El enunciado sigue echando mano de uno de los cliché más sobado de cuantos pululan por los renglones de la Historia: el que hace del binomio Oriente–Occidente un sinónimo de islam–cristianismo olvidando que, desde el siglo IV de nuestra era, no eran otra cosa que las dos partes de un Imperio Romano centrado en el Mediterráneo, su Mare Nostrum. Era ahí donde lo occidental y lo oriental –referidos a Roma y a Constantinopla– adquirían un carácter geográfico y cultural, no religioso. Tan romanas eran Córdoba Sevilla como Damasco tras la caída del imperio; aquí el saber se resumía en la obra de San Isidoro y allí en la de San Juan Damasceno, maestro –precisamente– de Abderramán I que muere sólo un año antes de la llegada de éste a las costas de la Betica.

¿Cuando cambia todo? Pues todo cambia cuando, un siglo después, se instala en la Historia el mítico 711 como el año del comienzo de una nueva era ante la cual parece desvanecerse toda la cultura anterior de uno de los territorios más romanizados del imperio y, en su lugar, se instala la que ha venido de fuera. De esta manera la familia Omeya, derrotada en Siria y de la que sólo queda un miembro, Abderramán, hace florecer «en Occidente» lo que, hasta entonces, había estado «en Oriente». Nadie, al parecer, ve que el mihrab de la mezquita cordobesa es bizantino y que el sistema para elevar los arcos de sus columnas es el mismo que, en tiempos de Roma, se había usado en el acueducto de Mérida, que la métrica de la poesía andalusí es latina y similar a la de todas las lenguas romances, que las casas del sur peninsular siguen los mismos cánones que las de Itálica y que lo mismo le sucede al sistema hidráulico del Albaycín granadino...

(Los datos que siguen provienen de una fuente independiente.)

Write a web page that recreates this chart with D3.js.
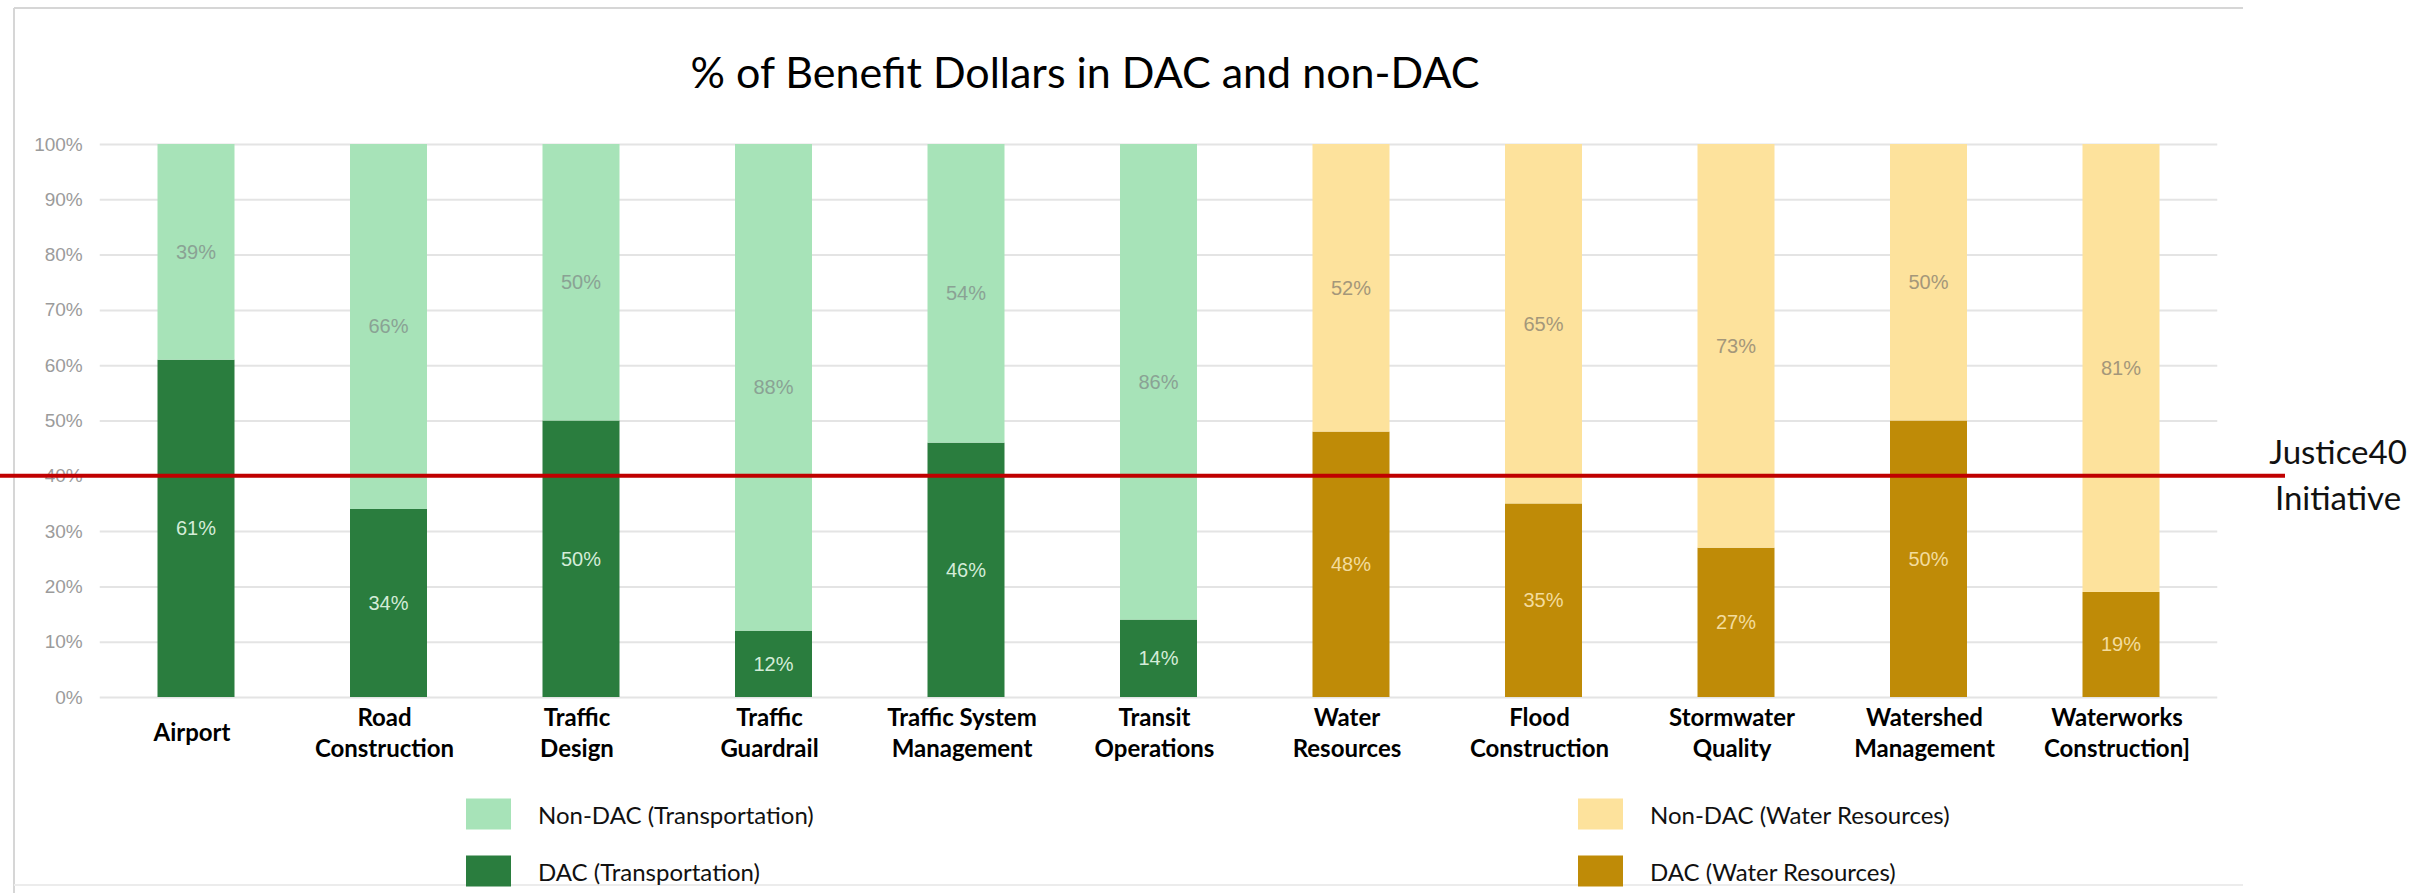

Nada de eso pudo impedir que, conforme avanzaba la Edad Media, se consolidara el mito de que cuanto existía en Andalucía era «regalo oriental» a una tierra «occidental» no en el sentido geográfico sino religioso. Por eso no existió ningún tapujo a conceder nacionalidad «española» a todos los reyes godos cuyos nombres, desde Ataulfo a Don Rodrigo, debíamos aprender de corrido los de mi edad cuando éramos niños (algo que inexplicablemente no ocurría con los que habían reinado después) mientras sigue sin tenerla (y esta declaración de la UNESCO lo confirma) Abderramán III aunque reinara más de 30 años y llevara a uno de los reinos peninsulares, el de Al–Ándalus– a una altura esplendorosa que, al final serviría para que toda España no se hundiera en la «negra noche» de la Edad media europea. ¿Por qué un belga de la Casa de Austria, consorte de Juan la Loca –Felipe I el Hermoso– o un francés de la Casa de Borbón –Felipe V– son españoles y el Omeya Abderramán III, después de casi dos siglos de que su tatarabuelo llegara a Almuñécar, sigue sin serlo?

Quienes le han concedido a Medina Azahara el certificado de Patrimonio de la Humanidad se han permitido recomendar que a la ciudad califal se le cambie ese nombre por el de Madinat al–Zahra contraviniendo el método de pulimentación de las palabras que su uso continuado opera en todas las lenguas. ¿Por qué, si la palabra medina es algo corriente en la toponimia española como para que existan ciudades con ese término en Andalucía, Extremadura, Castilla... ha de cambiarse?

Creo que no debería hacerse caso a esa recomendación. A lo largo de los siglos fue el lenguaje de la gente el único que nacionalizó esta Córdoba lejana y sola llamada Medina Azahara.